Głupich i brudnych zagrań przeciw Luli nie brakło do ostatniej chwili. Znana i ceniona aktorka pojawiła się w programie Serry i oznajmiła, że zna Serrę, ale nie rozpoznaje Luli, tak się zmienil. I że boi się, że wszystko co dobre to Lula wyrzuci na śmieci. Po drugim powtórzeniu programu okazało się, że Serra stracił a Lula zyskał 3% głosów. Czyli stare techniki zastraszania trochę się przeżyły. Czy to możliwe, że społeczeństwa też uczą się czegoś powoli?

W krajach mających głosowanie na prezydenta rekord ilości uzyskanych głosów należał do (niewybranego) kandydata Al Gore. Miał koło 51 milionów głosów. Teraz ten rekord przeszedł do (wybranego) Luli: ponad 52,4 milionów głosów. Było to 61,3% z głosów oddanych na jednego z dwóch kandydatów. Jestem bardzo ciekaw co on z tym zrobi.


Z ostatniej chwili.

Przedwczoraj słyszałem z CNN dziennikarkę komentującą brazylijskie wybory. Oświadczyła, że święto skończyło się i teraz Lula musi zacząć myśleć o konkretnych problemach i o obsadzie stanowisk ale przede wszystkim o tym jak dogodzić zagranicznym inwestorom.

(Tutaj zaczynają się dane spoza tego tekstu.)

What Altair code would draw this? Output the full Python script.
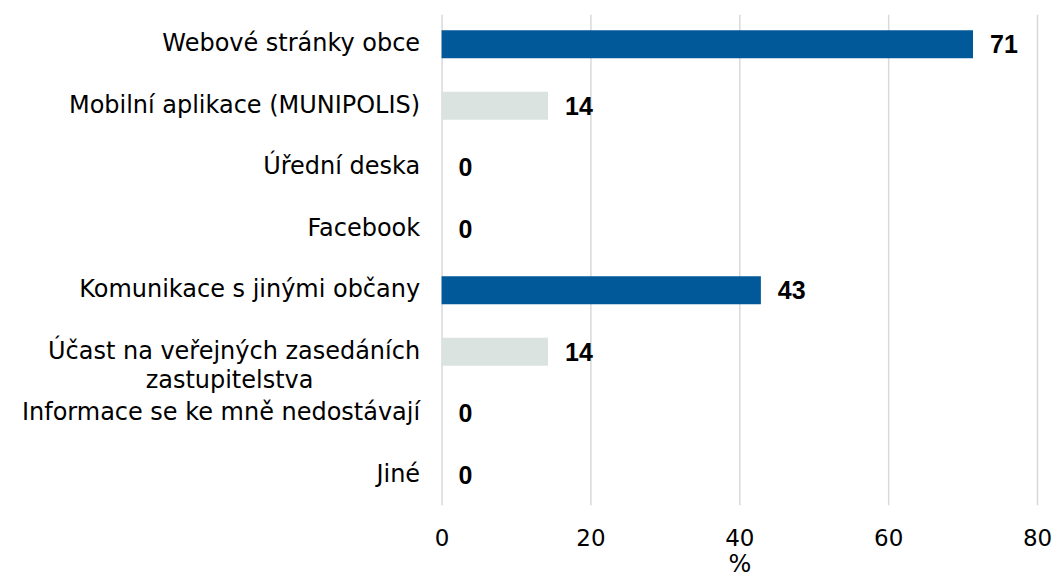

Myślę, że ta pani ma zwykłego zajoba, ale ciekawe jest ile osób w USA wyobraża sobie, że ponad 90 milionów osób w Brazylii odbyło niedzielny spacer do urn po to, żeby wybrać swojego posłannika do giełdy nowojorskiej.


Dopisek z 15/XI/02

Dr Jan Zieliński znowu zaimponował mi – tym razem informacją daleką od jego literackich i historycznych zainteresowań. Przekazał mi bowiem wskazówkę o artykule z The New York Review of Books na temat wyborów brazylijskich i ich oglądu z Waszyngtonu. Artykuł jest długi, szczegółowy i rzetelny. Gdyby pojawił się przez spisaniem moich uwag, nie marnowałbym czasu na redagowanie ich.

Dlaczego ten autor (Kenneth Maxwell) pisze z sensem a inni nie zawsze? Kwestia puntu widzenia. Cytuję autora: „Odwiedzając Brazylię, inwestorzy z Wall Street czasami przelatują helikopterem z jednego szczytu budynku na inny szczyt budynku w Săo Paulo. Gdyby oglądali to co się dzieje z poziomu ulicy, mogliby lepiej zrozumieć czemu rząd przegrał (wybory).

Szczerze rozbawiło mnie w artykule odkrycie, że to Goldman Sachs był twórcą owego „lulometru”.